Thursday, March 06, 2008

Silly, Silly, Boy

Me: "Max, are you grumpy?"
Max: "No (eyebrows furrowed and frowning), I'm cranky!!"

Max: (while talking on the phone with his grandmother, he's spills some water on the bed) "See gramma??? (holding the telephone receiver up to the spot where the water was spilled)

Me: (lifting up my shirt, showing Max my belly) "There are two sisters in mommy's belly' (as I am pregnant with twin girls)
Max: (holding up his own shirt) "Max has two brothers in his belly"

Thursday, February 21, 2008

Your Butt's Too Big

The other day I asked Max to scoot over so I could sit down on the chair in front of the computer (I needed to interupt his session to look something up quickly). Max and I have shared this seat many times while playing one of the games of noggin.com or nickjr.com together. To my surprise, Max's reply was "no Mommy, your butt's too big!"

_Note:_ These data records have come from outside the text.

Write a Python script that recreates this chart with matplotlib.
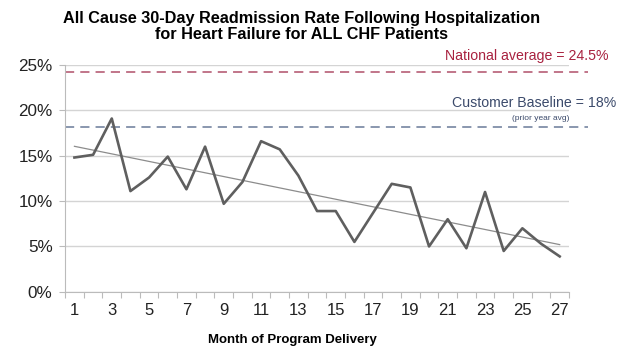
import matplotlib.pyplot as plt
import numpy as np

plt.rcParams['font.family'] = ['Liberation Sans', 'DejaVu Sans']

months = np.arange(1, 28)
rates = [14.8, 15.1, 19.1, 11.1, 12.6, 14.9, 11.3, 16.0, 9.7, 12.1,
         16.6, 15.7, 12.8, 8.9, 8.9, 5.5, 8.7, 11.9, 11.5, 5.0,
         8.0, 4.8, 11.0, 4.5, 7.0, 5.3, 3.9]
national_avg = 24.25
baseline = 18.2
yticks = [0, 5, 10, 15, 20, 25]
xtick_labels = [str(m) for m in range(1, 28, 2)]

fig = plt.figure(figsize=(6.26, 3.55), dpi=100)
ax = fig.add_axes([0.104, 0.178, 0.805, 0.639])

ax.plot(months, rates, color='#5f5f5f', lw=1.9, zorder=4)

# linear trend
k, b = np.polyfit(months, rates, 1)
ax.plot(months, k * months + b, color='#8c8c8c', lw=0.9, zorder=3)

ax.plot([0.5, 28.5], [national_avg, national_avg], color='#b0506a', lw=1.1,
        dashes=(6, 4), clip_on=False, zorder=2)
ax.plot([0.5, 28.5], [baseline, baseline], color='#6a7a98', lw=1.1,
        dashes=(6, 4), clip_on=False, zorder=2)

ax.set_xlim(0.5, 27.5)
ax.set_ylim(0, 25)
ax.set_yticks(yticks)
ax.set_yticklabels([f'{v}%' for v in yticks], fontsize=12.3, color='#222222')
ax.set_xticks(np.arange(0.5, 28, 1))
ax.set_xticklabels([])
ax.set_xticks(range(1, 28, 2), minor=True)
ax.set_xticklabels(xtick_labels, minor=True, fontsize=12, color='#222222')
ax.tick_params(axis='x', which='major', length=4, color='#bbbbbb', direction='out')
ax.tick_params(axis='x', which='minor', length=0, pad=8)
ax.tick_params(axis='y', length=4, color='#bbbbbb', pad=5)
ax.grid(axis='y', color='#d4d4d4', lw=1)
ax.set_axisbelow(True)
for s in ['top', 'right']:
    ax.spines[s].set_visible(False)
for s in ['left', 'bottom']:
    ax.spines[s].set_color('#bbbbbb')

fig.text(0.481, 0.97, 'All Cause 30-Day Readmission Rate Following Hospitalization\n'
         'for Heart Failure for ALL CHF Patients', ha='center', va='top',
         fontsize=11.7, fontweight='bold', linespacing=1.1)
fig.text(0.467, 0.042, 'Month of Program Delivery', ha='center', va='center',
         fontsize=9.5, fontweight='bold')
fig.text(0.972, 0.842, 'National average = 24.5%', ha='right', va='center',
         fontsize=10.2, color='#a8213f')
fig.text(0.985, 0.71, 'Customer Baseline = 18%', ha='right', va='center',
         fontsize=10.2, color='#3b4a6b')
fig.text(0.91, 0.667, '(prior year avg)', ha='right', va='center',
         fontsize=6, color='#3b4a6b')

fig.savefig('out.png', dpi=100)
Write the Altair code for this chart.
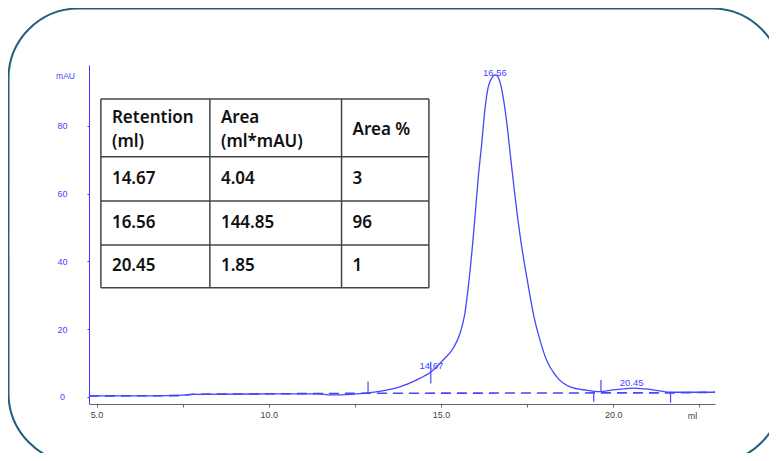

Saturday, January 05, 2008

I'd Like to Retire the Diapers Now!

I really don't mind that Max still needs to sleep in a diaper. Not nearly so much as I wish he'd stop requesting them to poop in. He will not even TRY to poop on the toilet. It's non negotiable. When he needs to poop, he comes into the room and announces "I need a diaper." Sometimes, he has already retrieved one and hands it to you to put onto him. Obviously, he recognizes that he needs to poop. I had always thought that was half the battle. If it is, then what's the other half? I think the next size up from what he's wearing now is a "Depends."

Sometimes he's been asking to see MY poop or my husband's (or yours too, if you happen to come over to our house and disappear into the bathroom). He says "I need to see that poop!" Then, when you let him look in the bowl, he confidently replies "I know!" We go through this same ritual when he asks to see the poop in his own diaper. I don't know what it means, but I'm hoping this is also a step towards potty pooping.

I have already packed away the little potty that he used to use when he started peeing in a potty. I wonder if I should get that back out. Maybe the "big" potty is still too intimidating. I never really wanted him poop in that potty because I didn't really want to have to clean it out. I figured if he was peeing in the big potty, he would automatically transition to pooping in it too. So far, no good. I guess I better start working on it again.